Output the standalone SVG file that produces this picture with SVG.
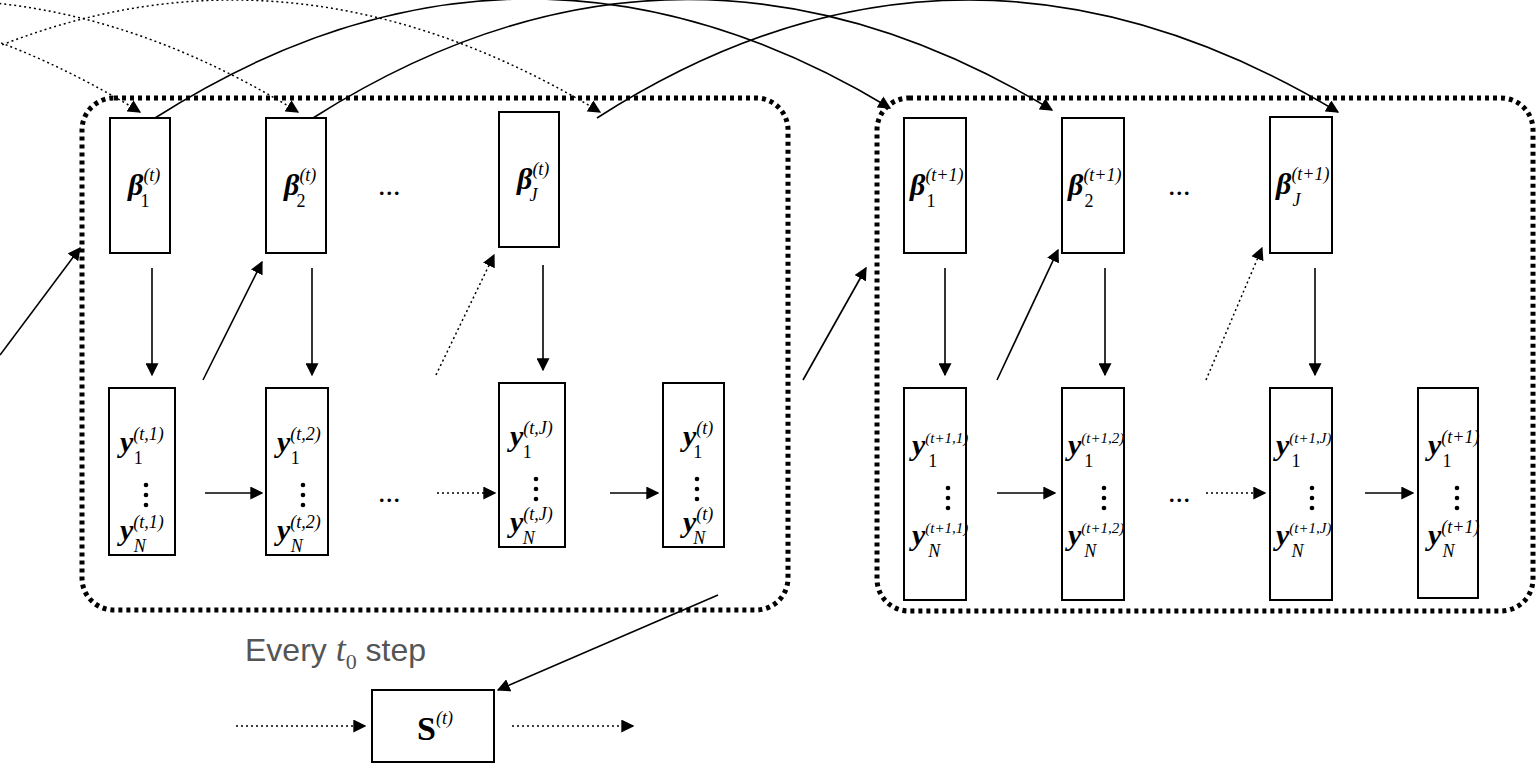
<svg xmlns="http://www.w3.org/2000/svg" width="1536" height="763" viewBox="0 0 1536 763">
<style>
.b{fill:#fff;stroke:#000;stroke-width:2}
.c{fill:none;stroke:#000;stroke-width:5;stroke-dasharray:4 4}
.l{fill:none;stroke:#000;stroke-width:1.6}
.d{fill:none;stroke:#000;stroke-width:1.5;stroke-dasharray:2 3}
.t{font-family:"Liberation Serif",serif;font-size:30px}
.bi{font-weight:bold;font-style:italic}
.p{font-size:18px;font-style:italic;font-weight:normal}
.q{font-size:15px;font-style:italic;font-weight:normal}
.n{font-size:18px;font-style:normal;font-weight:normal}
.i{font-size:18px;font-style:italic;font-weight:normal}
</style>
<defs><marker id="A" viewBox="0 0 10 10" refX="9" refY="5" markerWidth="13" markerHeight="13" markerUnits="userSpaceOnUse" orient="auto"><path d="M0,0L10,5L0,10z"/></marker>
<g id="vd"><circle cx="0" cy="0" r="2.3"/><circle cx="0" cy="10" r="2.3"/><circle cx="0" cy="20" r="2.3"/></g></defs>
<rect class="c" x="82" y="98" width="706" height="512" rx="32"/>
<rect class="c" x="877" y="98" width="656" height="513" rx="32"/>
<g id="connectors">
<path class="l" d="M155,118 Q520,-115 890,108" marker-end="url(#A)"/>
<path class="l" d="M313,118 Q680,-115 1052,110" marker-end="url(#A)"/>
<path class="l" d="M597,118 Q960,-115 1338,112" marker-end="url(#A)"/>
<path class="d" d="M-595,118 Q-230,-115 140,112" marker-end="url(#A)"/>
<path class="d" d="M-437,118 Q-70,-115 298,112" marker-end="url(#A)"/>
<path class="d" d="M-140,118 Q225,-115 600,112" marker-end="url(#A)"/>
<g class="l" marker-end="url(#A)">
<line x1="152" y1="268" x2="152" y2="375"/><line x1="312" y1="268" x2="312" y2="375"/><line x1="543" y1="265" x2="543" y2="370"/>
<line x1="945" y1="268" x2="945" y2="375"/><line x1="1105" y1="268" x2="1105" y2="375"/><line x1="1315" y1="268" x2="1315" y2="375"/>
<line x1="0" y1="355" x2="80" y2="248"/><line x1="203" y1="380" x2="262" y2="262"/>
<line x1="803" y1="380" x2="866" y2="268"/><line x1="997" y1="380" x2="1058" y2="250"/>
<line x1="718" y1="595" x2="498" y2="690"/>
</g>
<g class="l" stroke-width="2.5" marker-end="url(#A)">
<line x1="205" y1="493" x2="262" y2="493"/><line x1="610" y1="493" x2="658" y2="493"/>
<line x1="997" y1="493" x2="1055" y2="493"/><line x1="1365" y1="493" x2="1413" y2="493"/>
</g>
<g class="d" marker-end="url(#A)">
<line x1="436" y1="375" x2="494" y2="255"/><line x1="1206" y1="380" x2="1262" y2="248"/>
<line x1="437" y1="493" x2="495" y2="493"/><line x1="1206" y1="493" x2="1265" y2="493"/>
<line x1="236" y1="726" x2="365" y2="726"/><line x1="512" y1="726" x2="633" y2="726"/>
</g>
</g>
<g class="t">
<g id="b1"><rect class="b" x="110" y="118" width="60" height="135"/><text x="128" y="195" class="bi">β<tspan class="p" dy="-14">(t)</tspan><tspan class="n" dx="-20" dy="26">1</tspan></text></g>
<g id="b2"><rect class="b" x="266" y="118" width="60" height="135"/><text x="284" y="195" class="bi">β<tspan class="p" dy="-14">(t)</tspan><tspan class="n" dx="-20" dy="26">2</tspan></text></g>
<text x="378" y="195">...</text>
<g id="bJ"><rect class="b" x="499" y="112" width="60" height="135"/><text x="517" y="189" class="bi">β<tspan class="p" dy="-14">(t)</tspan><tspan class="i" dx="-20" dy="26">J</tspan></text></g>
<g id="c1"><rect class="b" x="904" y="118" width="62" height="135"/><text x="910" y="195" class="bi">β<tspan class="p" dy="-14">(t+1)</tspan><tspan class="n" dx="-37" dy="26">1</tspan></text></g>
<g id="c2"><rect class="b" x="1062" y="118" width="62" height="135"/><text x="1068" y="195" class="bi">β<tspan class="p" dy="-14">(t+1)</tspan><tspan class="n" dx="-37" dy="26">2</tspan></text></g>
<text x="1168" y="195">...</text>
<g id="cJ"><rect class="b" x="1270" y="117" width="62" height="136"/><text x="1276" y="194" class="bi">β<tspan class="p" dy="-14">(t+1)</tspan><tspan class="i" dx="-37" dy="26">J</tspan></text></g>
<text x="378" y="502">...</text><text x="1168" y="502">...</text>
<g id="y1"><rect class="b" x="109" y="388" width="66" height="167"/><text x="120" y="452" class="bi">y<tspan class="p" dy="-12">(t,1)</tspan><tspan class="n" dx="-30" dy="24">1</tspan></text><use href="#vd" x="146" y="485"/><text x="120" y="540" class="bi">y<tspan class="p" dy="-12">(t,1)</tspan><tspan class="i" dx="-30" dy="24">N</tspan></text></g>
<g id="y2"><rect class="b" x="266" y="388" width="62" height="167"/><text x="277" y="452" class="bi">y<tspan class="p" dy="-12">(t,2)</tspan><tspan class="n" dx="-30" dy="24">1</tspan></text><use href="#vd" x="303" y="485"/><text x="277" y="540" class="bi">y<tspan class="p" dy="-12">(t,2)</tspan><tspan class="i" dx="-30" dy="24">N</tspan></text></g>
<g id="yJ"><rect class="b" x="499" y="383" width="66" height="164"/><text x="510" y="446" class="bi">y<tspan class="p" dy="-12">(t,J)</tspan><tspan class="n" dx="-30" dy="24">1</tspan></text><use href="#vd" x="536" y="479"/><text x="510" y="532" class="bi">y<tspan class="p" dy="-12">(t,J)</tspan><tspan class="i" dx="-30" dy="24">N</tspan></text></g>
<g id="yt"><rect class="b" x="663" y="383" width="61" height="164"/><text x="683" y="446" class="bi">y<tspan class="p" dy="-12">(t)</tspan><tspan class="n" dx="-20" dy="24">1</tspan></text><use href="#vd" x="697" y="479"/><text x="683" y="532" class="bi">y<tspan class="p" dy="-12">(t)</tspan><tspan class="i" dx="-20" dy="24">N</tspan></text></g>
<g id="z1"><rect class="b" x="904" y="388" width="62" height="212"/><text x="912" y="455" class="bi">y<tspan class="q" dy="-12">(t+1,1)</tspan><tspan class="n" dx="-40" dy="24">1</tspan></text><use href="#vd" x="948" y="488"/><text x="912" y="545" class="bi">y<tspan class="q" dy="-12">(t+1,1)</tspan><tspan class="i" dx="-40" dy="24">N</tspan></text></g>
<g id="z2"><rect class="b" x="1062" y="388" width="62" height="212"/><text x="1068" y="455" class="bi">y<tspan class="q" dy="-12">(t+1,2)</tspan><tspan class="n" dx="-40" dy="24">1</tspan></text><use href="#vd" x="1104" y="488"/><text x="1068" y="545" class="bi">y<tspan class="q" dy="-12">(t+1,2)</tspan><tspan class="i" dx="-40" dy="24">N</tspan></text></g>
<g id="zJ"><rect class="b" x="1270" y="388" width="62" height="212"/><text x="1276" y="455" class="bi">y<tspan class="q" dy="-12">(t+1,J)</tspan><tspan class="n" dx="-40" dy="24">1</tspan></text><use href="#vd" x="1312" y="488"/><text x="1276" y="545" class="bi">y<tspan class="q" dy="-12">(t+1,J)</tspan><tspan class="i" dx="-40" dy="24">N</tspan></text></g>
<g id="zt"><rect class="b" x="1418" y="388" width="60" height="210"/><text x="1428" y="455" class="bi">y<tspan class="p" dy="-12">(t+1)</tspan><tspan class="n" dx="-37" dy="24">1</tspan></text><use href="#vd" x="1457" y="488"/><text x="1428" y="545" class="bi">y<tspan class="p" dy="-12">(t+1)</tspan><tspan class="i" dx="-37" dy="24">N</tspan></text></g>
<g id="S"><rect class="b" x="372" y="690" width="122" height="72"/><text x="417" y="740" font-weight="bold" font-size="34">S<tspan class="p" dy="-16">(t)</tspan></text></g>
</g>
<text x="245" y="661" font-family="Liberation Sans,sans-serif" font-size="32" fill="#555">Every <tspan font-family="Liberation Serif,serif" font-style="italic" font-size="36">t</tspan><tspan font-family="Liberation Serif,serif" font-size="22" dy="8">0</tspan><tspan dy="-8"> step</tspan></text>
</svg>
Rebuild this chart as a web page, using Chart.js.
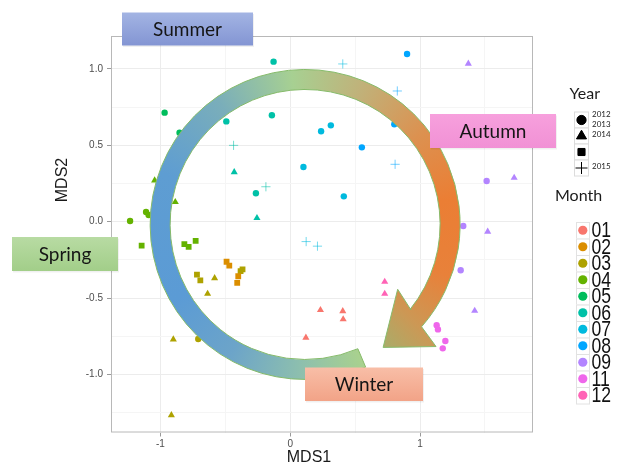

## Set exercise:
Return all the lines that contain the string "this".

## Solved exercise:
Output the standalone SVG file that produces this picture with SVG.
Rebuild this chart as a web page, using Chart.js.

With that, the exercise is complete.